Input material>
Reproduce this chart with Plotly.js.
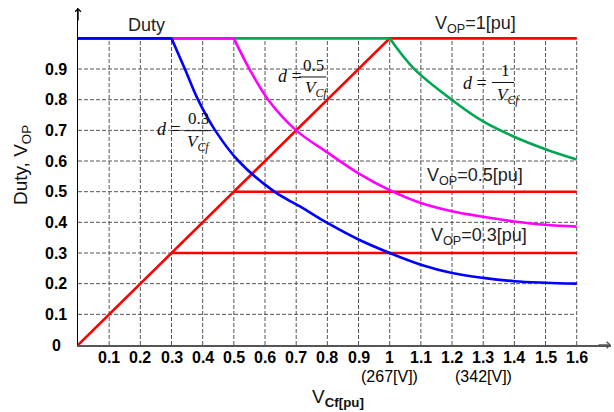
<!DOCTYPE html>
<html>
<head>
<meta charset="utf-8">
<script src="https://cdn.plot.ly/plotly-3.0.1.min.js"></script>
<style>
  html, body { margin: 0; padding: 0; background: #fff; }
  #chart { width: 614px; height: 412px; }
</style>
</head>
<body>
<div id="chart"></div>
<script>
// Duty ratio d = k / V_Cf (clamped at 1) for three output voltages
const blueX = [0, 0.30, 0.343, 0.385, 0.44, 0.515, 0.63, 0.712, 0.80, 0.90, 1.0, 1.1, 1.2, 1.3, 1.4, 1.5, 1.6];
const blueY = [1, 1, 0.90, 0.80, 0.70, 0.60, 0.50, 0.452, 0.398, 0.344, 0.300, 0.262, 0.235, 0.219, 0.208, 0.203, 0.200];

const magentaX = [0, 0.50, 0.55, 0.61, 0.70, 0.80, 0.90, 1.0, 1.1, 1.2, 1.3, 1.4, 1.5, 1.6];
const magentaY = [1, 1, 0.90, 0.80, 0.70, 0.628, 0.560, 0.505, 0.463, 0.436, 0.418, 0.403, 0.392, 0.386];

const greenX = [0, 1.0, 1.076, 1.199, 1.30, 1.397, 1.504, 1.6];
const greenY = [1, 1, 0.903, 0.80, 0.729, 0.68, 0.637, 0.605];

// Output voltage V_OP
const vopX = [0, 1.0, 1.6];
const vopY = [0, 1.0, 1.0];
const vop05X = [0.5, 1.6];
const vop05Y = [0.5, 0.5];
const vop03X = [0.3, 1.6];
const vop03Y = [0.3, 0.3];

// Tick labels
const xTickVals = [0.1, 0.2, 0.3, 0.4, 0.5, 0.6, 0.7, 0.8, 0.9, 1.0, 1.1, 1.2, 1.3, 1.4, 1.5, 1.6];
const xTickText = ['0.1', '0.2', '0.3', '0.4', '0.5', '0.6', '0.7', '0.8', '0.9', '1',
                   '1.1', '1.2', '1.3', '1.4', '1.5', '1.6'];
const xTickSub = {1.0: '(267[V])', 1.3: '(342[V])'};
const yTickVals = [0, 0.1, 0.2, 0.3, 0.4, 0.5, 0.6, 0.7, 0.8, 0.9];
const yTickText = ['0', '0.1', '0.2', '0.3', '0.4', '0.5', '0.6', '0.7', '0.8', '0.9'];
const yGridVals = [0.1, 0.2, 0.3, 0.4, 0.5, 0.6, 0.7, 0.8, 0.9, 1.0];

const X_MAX = 1.6, Y_MAX = 1.0;

// dashed grid, limited to the data region
const gx = [], gy = [];
xTickVals.forEach(v => { gx.push(v, v, null); gy.push(0, Y_MAX, null); });
yGridVals.forEach(v => { gx.push(0, X_MAX, null); gy.push(v, v, null); });

const traces = [];
traces.push({x: gx, y: gy, mode: 'lines', hoverinfo: 'skip',
  line: {color: '#555', width: 1, dash: '4px,2px'}});

function addVop(x, y) {
  traces.push({x: x, y: y, mode: 'lines', line: {color: '#ff0000', width: 2.6}});
}
addVop(vopX, vopY);
addVop(vop05X, vop05Y);
addVop(vop03X, vop03Y);

// flat part drawn straight, curved part smoothed
function addDuty(x, y, color) {
  traces.push({x: x.slice(0, 2), y: y.slice(0, 2), mode: 'lines', line: {color: color, width: 2.6}});
  traces.push({x: x.slice(1), y: y.slice(1), mode: 'lines',
    line: {color: color, width: 2.6, shape: 'spline', smoothing: 1}});
}
addDuty(greenX, greenY, '#00a650');
addDuty(magentaX, magentaY, '#ff00ff');
addDuty(blueX, blueY, '#0000ff');

const sans = 'Liberation Sans, Arial, sans-serif';
const serif = 'Liberation Serif, Times New Roman, serif';

function label(x, y, text, size, color) {
  return {x: x, y: y, xref: 'x', yref: 'y', text: text, showarrow: false,
    xanchor: 'center', yanchor: 'middle', font: {family: sans, size: size, color: color || '#222'}};
}
function formula(x, y, text, size) {
  return {x: x, y: y, xref: 'x', yref: 'y', text: text, showarrow: false,
    xanchor: 'center', yanchor: 'middle', font: {family: serif, size: size || 17, color: '#111'}};
}

const tickFont = {family: sans, size: 16, color: '#000', weight: 'bold'};

const annotations = [
  label(0.221, 1.045, 'Duty', 18),
  label(1.274, 1.045, 'V<sub>OP</sub>=1[pu]', 18),
  label(1.274, 0.549, 'V<sub>OP</sub>=0.5[pu]', 18),
  label(1.287, 0.354, 'V<sub>OP</sub>=0.3[pu]', 18),

  formula(0.292, 0.703, '<i>d</i> =', 18),
  formula(0.385, 0.740, '0.3'),
  formula(0.388, 0.658, '<i>V<sub>Cf</sub></i>'),

  formula(0.680, 0.876, '<i>d</i> =', 18),
  formula(0.754, 0.913, '0.5'),
  formula(0.764, 0.834, '<i>V<sub>Cf</sub></i>'),

  formula(1.274, 0.856, '<i>d</i> =', 18),
  formula(1.370, 0.894, '1'),
  formula(1.380, 0.811, '<i>V<sub>Cf</sub></i>'),

  // axis titles
  {x: -0.105, y: 0.534, xref: 'paper', yref: 'paper', text: 'Duty, V<sub>OP</sub>', textangle: -90,
   showarrow: false, xanchor: 'center', yanchor: 'middle', font: {family: sans, size: 19, color: '#111'}},
  {x: 0.488, y: -0.157, xref: 'paper', yref: 'paper', text: 'V<sub><b>Cf[pu]</b></sub>',
   showarrow: false, xanchor: 'center', yanchor: 'middle', font: {family: sans, size: 19, color: '#111'}},

  // arrow heads on the axes
  {x: 1, y: 0, xref: 'paper', yref: 'paper', ax: -14, ay: 0, axref: 'pixel', ayref: 'pixel',
   showarrow: true, arrowhead: 4, arrowsize: 0.8, arrowwidth: 1.6, arrowcolor: '#555', text: ''},
  {x: 0, y: 1, xref: 'paper', yref: 'paper', ax: 0, ay: 14, axref: 'pixel', ayref: 'pixel',
   showarrow: true, arrowhead: 4, arrowsize: 0.8, arrowwidth: 1.4, arrowcolor: '#000', text: ''}
];

// tick labels: x labels centred under the grid lines, y labels centred in a column
xTickVals.forEach((v, i) => {
  annotations.push({x: v, y: 0, xref: 'x', yref: 'paper', text: xTickText[i], showarrow: false,
    xanchor: 'center', yanchor: 'middle', yshift: -12, font: tickFont});
  if (xTickSub[v]) {
    annotations.push({x: v, y: 0, xref: 'x', yref: 'paper', text: xTickSub[v], showarrow: false,
      xanchor: 'center', yanchor: 'middle', yshift: -31,
      font: {family: sans, size: 16, color: '#000'}});
  }
});
yTickVals.forEach((v, i) => {
  annotations.push({x: 0, y: v, xref: 'paper', yref: 'y', text: yTickText[i], showarrow: false,
    xanchor: 'center', yanchor: 'middle', xshift: -22, font: tickFont});
});

// fraction bars
function bar(x0, x1, y) {
  return {type: 'line', xref: 'x', yref: 'y', x0: x0, x1: x1, y0: y, y1: y,
    line: {color: '#111', width: 1}};
}
const shapes = [
  bar(0.340, 0.427, 0.699),
  bar(0.709, 0.796, 0.874),
  bar(1.328, 1.399, 0.856)
];

const layout = {
  width: 614, height: 412,
  margin: {l: 78, r: 3, t: 8, b: 67},
  paper_bgcolor: '#fff', plot_bgcolor: '#fff',
  showlegend: false,
  xaxis: {range: [0, 1.710], showgrid: false, zeroline: false,
    showline: true, linecolor: '#555', linewidth: 2,
    tickvals: xTickVals, showticklabels: false, ticks: ''},
  yaxis: {range: [0, 1.099], showgrid: false, zeroline: false,
    showline: true, linecolor: '#000', linewidth: 1.5,
    tickvals: yTickVals, showticklabels: false, ticks: ''},
  annotations: annotations,
  shapes: shapes
};

Plotly.newPlot('chart', traces, layout, {displayModeBar: false, staticPlot: true});
</script>
</body>
</html>
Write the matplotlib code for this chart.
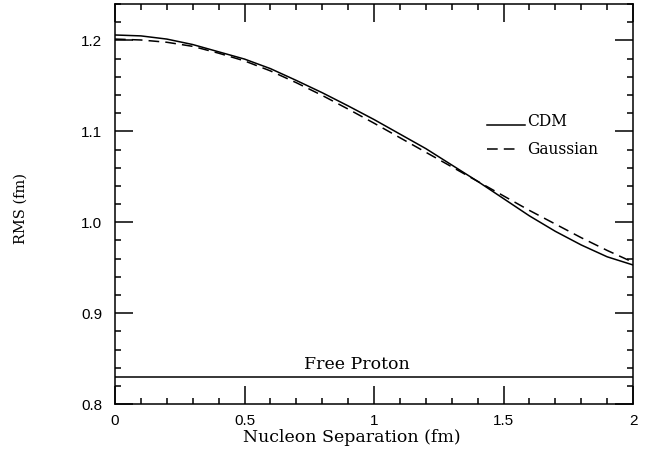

Written task>
Output the records above as they stand, from the first line to the line with "const vop03Y = [0.3, 0.3];", inclusive, and exclude the pictures.

Problem solution>
Reproduce this chart with Plotly.js.
<!DOCTYPE html>
<html>
<head>
<meta charset="utf-8">
<script src="https://cdn.plot.ly/plotly-3.0.1.min.js"></script>
<style>
  html, body { margin: 0; padding: 0; background: #fff; }
  #chart { width: 614px; height: 412px; }
</style>
</head>
<body>
<div id="chart"></div>
<script>
// Duty ratio d = k / V_Cf (clamped at 1) for three output voltages
const blueX = [0, 0.30, 0.343, 0.385, 0.44, 0.515, 0.63, 0.712, 0.80, 0.90, 1.0, 1.1, 1.2, 1.3, 1.4, 1.5, 1.6];
const blueY = [1, 1, 0.90, 0.80, 0.70, 0.60, 0.50, 0.452, 0.398, 0.344, 0.300, 0.262, 0.235, 0.219, 0.208, 0.203, 0.200];

const magentaX = [0, 0.50, 0.55, 0.61, 0.70, 0.80, 0.90, 1.0, 1.1, 1.2, 1.3, 1.4, 1.5, 1.6];
const magentaY = [1, 1, 0.90, 0.80, 0.70, 0.628, 0.560, 0.505, 0.463, 0.436, 0.418, 0.403, 0.392, 0.386];

const greenX = [0, 1.0, 1.076, 1.199, 1.30, 1.397, 1.504, 1.6];
const greenY = [1, 1, 0.903, 0.80, 0.729, 0.68, 0.637, 0.605];

// Output voltage V_OP
const vopX = [0, 1.0, 1.6];
const vopY = [0, 1.0, 1.0];
const vop05X = [0.5, 1.6];
const vop05Y = [0.5, 0.5];
const vop03X = [0.3, 1.6];
const vop03Y = [0.3, 0.3];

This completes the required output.